WRITTEN INSTRUCTION
For the copy, please give all of the data again exactly and leave the pictures out.

SOURCE DATA
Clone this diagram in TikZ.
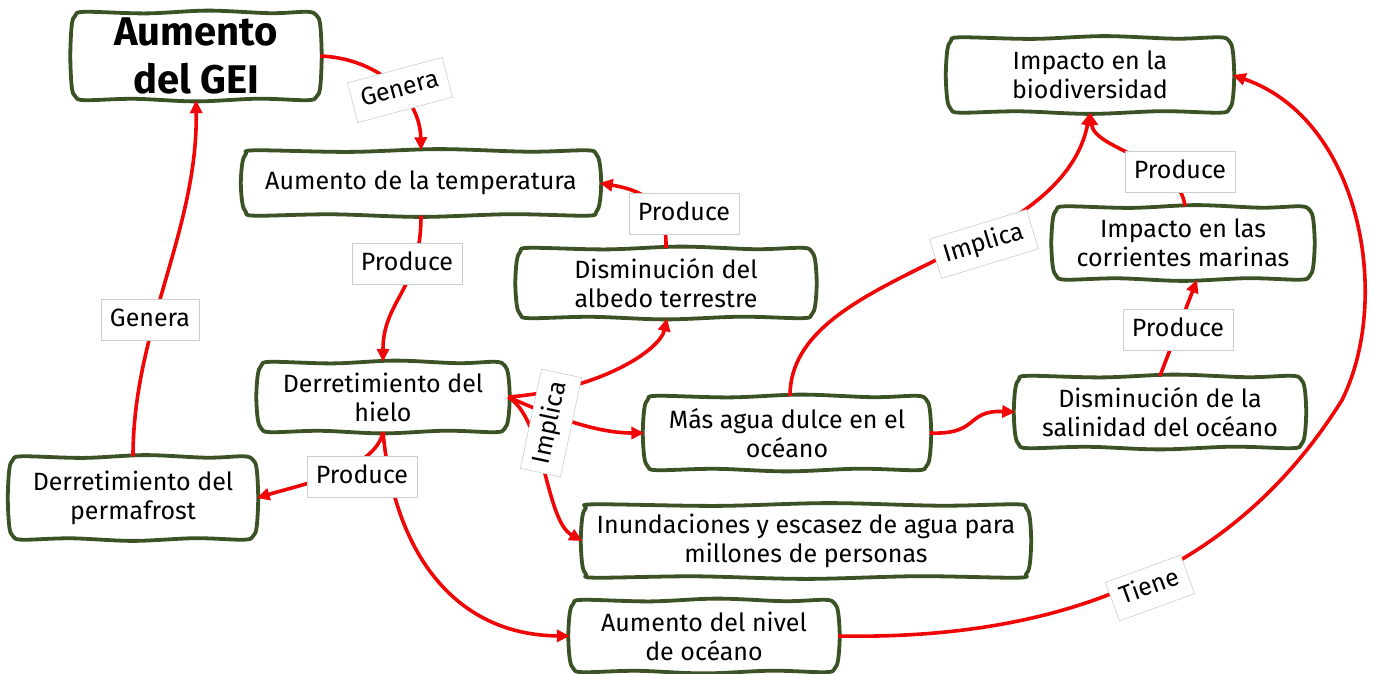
\documentclass[tikz,border=0pt]{standalone}
\usepackage{fontspec}
\setmainfont{Fira Sans}
\usetikzlibrary{arrows.meta,calc}
\definecolor{boxgreen}{RGB}{58,82,36}
\definecolor{linkred}{RGB}{240,6,6}
\definecolor{tagframe}{RGB}{205,205,205}

% hand-drawn looking frame around a named node
\newcommand\wobblebox[1]{%
  \draw[frame] plot[smooth cycle, tension=0.55] coordinates {
    ($(#1.north west)+(13,0)$)
    ($(#1.north west)!0.3!(#1.north east)+(0,1.6)$)
    ($(#1.north west)!0.55!(#1.north east)+(0,-1.2)$)
    ($(#1.north west)!0.8!(#1.north east)+(0,1.4)$)
    ($(#1.north east)+(-13,0)$)
    ($(#1.north east)+(-3.6,3.6)$)
    ($(#1.north east)+(0,13)$)
    ($(#1.north east)!0.5!(#1.south east)+(1.5,0)$)
    ($(#1.south east)+(0,-13)$)
    ($(#1.south east)+(-3.6,-3.6)$)
    ($(#1.south east)+(-13,0)$)
    ($(#1.south east)!0.25!(#1.south west)+(0,-1.5)$)
    ($(#1.south east)!0.5!(#1.south west)+(0,1.2)$)
    ($(#1.south east)!0.75!(#1.south west)+(0,-1.4)$)
    ($(#1.south west)+(13,0)$)
    ($(#1.south west)+(3.6,-3.6)$)
    ($(#1.south west)+(0,-13)$)
    ($(#1.south west)!0.5!(#1.north west)+(-1.5,0)$)
    ($(#1.north west)+(0,13)$)
    ($(#1.north west)+(3.6,3.6)$)
  };}

\begin{document}
\begin{tikzpicture}[x=1pt,y=-1pt,
  concept/.style={align=center, inner sep=0pt, font=\fontsize{25}{29}\selectfont},
  frame/.style={draw=boxgreen, line width=3.8pt, line join=round},
  tag/.style={draw=tagframe, line width=0.6pt, fill=white,
    font=\fontsize{25}{29}\selectfont, inner xsep=9pt, inner ysep=10pt,
    text height=17pt, text depth=4pt},
  link/.style={draw=linkred, line width=3.6pt},
  arr/.style={link, -{Triangle[length=13pt,width=12pt]}}]

\useasboundingbox (0,0) rectangle (1377,674);

% concept boxes
\node[concept, minimum width=248pt, minimum height=88pt,
      font=\fontsize{40}{48}\selectfont\bfseries] (gei) at (196,56) {Aumento\\del GEI};
\node[concept, minimum width=357pt, minimum height=65pt] (temp) at (421,183) {Aumento de la temperatura};
\node[concept, minimum width=298pt, minimum height=70pt] (albedo) at (666,283) {Disminución del\\albedo terrestre};
\node[concept, minimum width=250pt, minimum height=70pt] (hielo) at (383,397) {Derretimiento del\\hielo};
\node[concept, minimum width=247pt, minimum height=83pt] (perma) at (133,498) {Derretimiento del\\permafrost};
\node[concept, minimum width=285pt, minimum height=74pt] (agua) at (787,433) {Más agua dulce en el\\océano};
\node[concept, minimum width=447pt, minimum height=73pt] (inund) at (806,541) {Inundaciones y escasez de agua para\\millones de personas};
\node[concept, minimum width=268pt, minimum height=72pt] (nivel) at (704,636) {Aumento del nivel\\de océano};
\node[concept, minimum width=285pt, minimum height=75pt] (biodiv) at (1090,75) {Impacto en la\\biodiversidad};
\node[concept, minimum width=260pt, minimum height=73pt] (corr) at (1183,243) {Impacto en las\\corrientes marinas};
\node[concept, minimum width=289pt, minimum height=72pt] (sal) at (1160,412) {Disminución de la\\salinidad del océano};

\foreach \n in {gei,temp,albedo,hielo,perma,agua,inund,nivel,biodiv,corr,sal}
  {\wobblebox{\n}}

% connectors
\draw[arr] (gei.east) .. controls (375,58) and (420,95) .. (temp.north);
\draw[arr] (perma.north) .. controls (133,330) and (198,230) .. (gei.south);
\draw[arr] (temp.south) .. controls (421,290) and (383,300) .. (hielo.north);
\draw[arr] (albedo.north) .. controls (667,200) and (640,190) .. (temp.east);
\draw[arr] (hielo.south) .. controls (375,470) and (300,485) .. (perma.east);
\draw[arr] (hielo.south) .. controls (395,560) and (460,635) .. (nivel.west);
\draw[arr] (hielo.east) .. controls (600,390) and (660,350) .. ([xshift=1pt]albedo.south);
\draw[arr] (hielo.east) .. controls (560,420) and (600,433) .. (agua.west);
\draw[arr] (hielo.east) .. controls (545,420) and (545,520) .. (inund.west);
\draw[arr] ([xshift=3pt]agua.north) .. controls (790,270) and (1060,260) .. (biodiv.south);
\draw[arr] ([xshift=2pt]corr.north) .. controls (1180,160) and (1095,150) .. (biodiv.south);
\draw[arr] (agua.east) .. controls (980,435) and (965,410) .. (sal.west);
\draw[arr] (sal.north) -- ([xshift=14pt]corr.south);
\coordinate (swing) at (1342,400);
\draw[arr] (nivel.east) .. controls (1050,640) and (1230,580) .. (swing)
  .. controls (1392,300) and (1362,120) .. (biodiv.east);

% link labels
\node[tag, rotate=15] (lgenA) at (400,90) {Genera};
\node[tag] (lgenB) at (150,320) {Genera};
\node[tag] (lprodA) at (407,264) {Produce};
\node[tag] (lprodB) at (684,214) {Produce};
\node[tag] (lprodC) at (362,477) {Produce};
\node[tag, rotate=78] (limpA) at (551,423) {Implica};
\node[tag, rotate=17] (limpB) at (984,244) {Implica};
\node[tag] (lprodD) at (1180,172) {Produce};
\node[tag] (lprodE) at (1178,330) {Produce};
\node[tag, rotate=20] (ltiene) at (1150,588) {Tiene};
\end{tikzpicture}
\end{document}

RESPONSE
Clone this diagram in TikZ.
\documentclass[tikz,border=0pt]{standalone}
\usepackage{fontspec}
\setmainfont{Fira Sans}
\usetikzlibrary{arrows.meta,calc}
\definecolor{boxgreen}{RGB}{58,82,36}
\definecolor{linkred}{RGB}{240,6,6}
\definecolor{tagframe}{RGB}{205,205,205}

% hand-drawn looking frame around a named node
\newcommand\wobblebox[1]{%
  \draw[frame] plot[smooth cycle, tension=0.55] coordinates {
    ($(#1.north west)+(13,0)$)
    ($(#1.north west)!0.3!(#1.north east)+(0,1.6)$)
    ($(#1.north west)!0.55!(#1.north east)+(0,-1.2)$)
    ($(#1.north west)!0.8!(#1.north east)+(0,1.4)$)
    ($(#1.north east)+(-13,0)$)
    ($(#1.north east)+(-3.6,3.6)$)
    ($(#1.north east)+(0,13)$)
    ($(#1.north east)!0.5!(#1.south east)+(1.5,0)$)
    ($(#1.south east)+(0,-13)$)
    ($(#1.south east)+(-3.6,-3.6)$)
    ($(#1.south east)+(-13,0)$)
    ($(#1.south east)!0.25!(#1.south west)+(0,-1.5)$)
    ($(#1.south east)!0.5!(#1.south west)+(0,1.2)$)
    ($(#1.south east)!0.75!(#1.south west)+(0,-1.4)$)
    ($(#1.south west)+(13,0)$)
    ($(#1.south west)+(3.6,-3.6)$)
    ($(#1.south west)+(0,-13)$)
    ($(#1.south west)!0.5!(#1.north west)+(-1.5,0)$)
    ($(#1.north west)+(0,13)$)
    ($(#1.north west)+(3.6,3.6)$)
  };}

\begin{document}
\begin{tikzpicture}[x=1pt,y=-1pt,
  concept/.style={align=center, inner sep=0pt, font=\fontsize{25}{29}\selectfont},
  frame/.style={draw=boxgreen, line width=3.8pt, line join=round},
  tag/.style={draw=tagframe, line width=0.6pt, fill=white,
    font=\fontsize{25}{29}\selectfont, inner xsep=9pt, inner ysep=10pt,
    text height=17pt, text depth=4pt},
  link/.style={draw=linkred, line width=3.6pt},
  arr/.style={link, -{Triangle[length=13pt,width=12pt]}}]

\useasboundingbox (0,0) rectangle (1377,674);

% concept boxes
\node[concept, minimum width=248pt, minimum height=88pt,
      font=\fontsize{40}{48}\selectfont\bfseries] (gei) at (196,56) {Aumento\\del GEI};
\node[concept, minimum width=357pt, minimum height=65pt] (temp) at (421,183) {Aumento de la temperatura};
\node[concept, minimum width=298pt, minimum height=70pt] (albedo) at (666,283) {Disminución del\\albedo terrestre};
\node[concept, minimum width=250pt, minimum height=70pt] (hielo) at (383,397) {Derretimiento del\\hielo};
\node[concept, minimum width=247pt, minimum height=83pt] (perma) at (133,498) {Derretimiento del\\permafrost};
\node[concept, minimum width=285pt, minimum height=74pt] (agua) at (787,433) {Más agua dulce en el\\océano};
\node[concept, minimum width=447pt, minimum height=73pt] (inund) at (806,541) {Inundaciones y escasez de agua para\\millones de personas};
\node[concept, minimum width=268pt, minimum height=72pt] (nivel) at (704,636) {Aumento del nivel\\de océano};
\node[concept, minimum width=285pt, minimum height=75pt] (biodiv) at (1090,75) {Impacto en la\\biodiversidad};
\node[concept, minimum width=260pt, minimum height=73pt] (corr) at (1183,243) {Impacto en las\\corrientes marinas};
\node[concept, minimum width=289pt, minimum height=72pt] (sal) at (1160,412) {Disminución de la\\salinidad del océano};

\foreach \n in {gei,temp,albedo,hielo,perma,agua,inund,nivel,biodiv,corr,sal}
  {\wobblebox{\n}}

% connectors
\draw[arr] (gei.east) .. controls (375,58) and (420,95) .. (temp.north);
\draw[arr] (perma.north) .. controls (133,330) and (198,230) .. (gei.south);
\draw[arr] (temp.south) .. controls (421,290) and (383,300) .. (hielo.north);
\draw[arr] (albedo.north) .. controls (667,200) and (640,190) .. (temp.east);
\draw[arr] (hielo.south) .. controls (375,470) and (300,485) .. (perma.east);
\draw[arr] (hielo.south) .. controls (395,560) and (460,635) .. (nivel.west);
\draw[arr] (hielo.east) .. controls (600,390) and (660,350) .. ([xshift=1pt]albedo.south);
\draw[arr] (hielo.east) .. controls (560,420) and (600,433) .. (agua.west);
\draw[arr] (hielo.east) .. controls (545,420) and (545,520) .. (inund.west);
\draw[arr] ([xshift=3pt]agua.north) .. controls (790,270) and (1060,260) .. (biodiv.south);
\draw[arr] ([xshift=2pt]corr.north) .. controls (1180,160) and (1095,150) .. (biodiv.south);
\draw[arr] (agua.east) .. controls (980,435) and (965,410) .. (sal.west);
\draw[arr] (sal.north) -- ([xshift=14pt]corr.south);
\coordinate (swing) at (1342,400);
\draw[arr] (nivel.east) .. controls (1050,640) and (1230,580) .. (swing)
  .. controls (1392,300) and (1362,120) .. (biodiv.east);

% link labels
\node[tag, rotate=15] (lgenA) at (400,90) {Genera};
\node[tag] (lgenB) at (150,320) {Genera};
\node[tag] (lprodA) at (407,264) {Produce};
\node[tag] (lprodB) at (684,214) {Produce};
\node[tag] (lprodC) at (362,477) {Produce};
\node[tag, rotate=78] (limpA) at (551,423) {Implica};
\node[tag, rotate=17] (limpB) at (984,244) {Implica};
\node[tag] (lprodD) at (1180,172) {Produce};
\node[tag] (lprodE) at (1178,330) {Produce};
\node[tag, rotate=20] (ltiene) at (1150,588) {Tiene};
\end{tikzpicture}
\end{document}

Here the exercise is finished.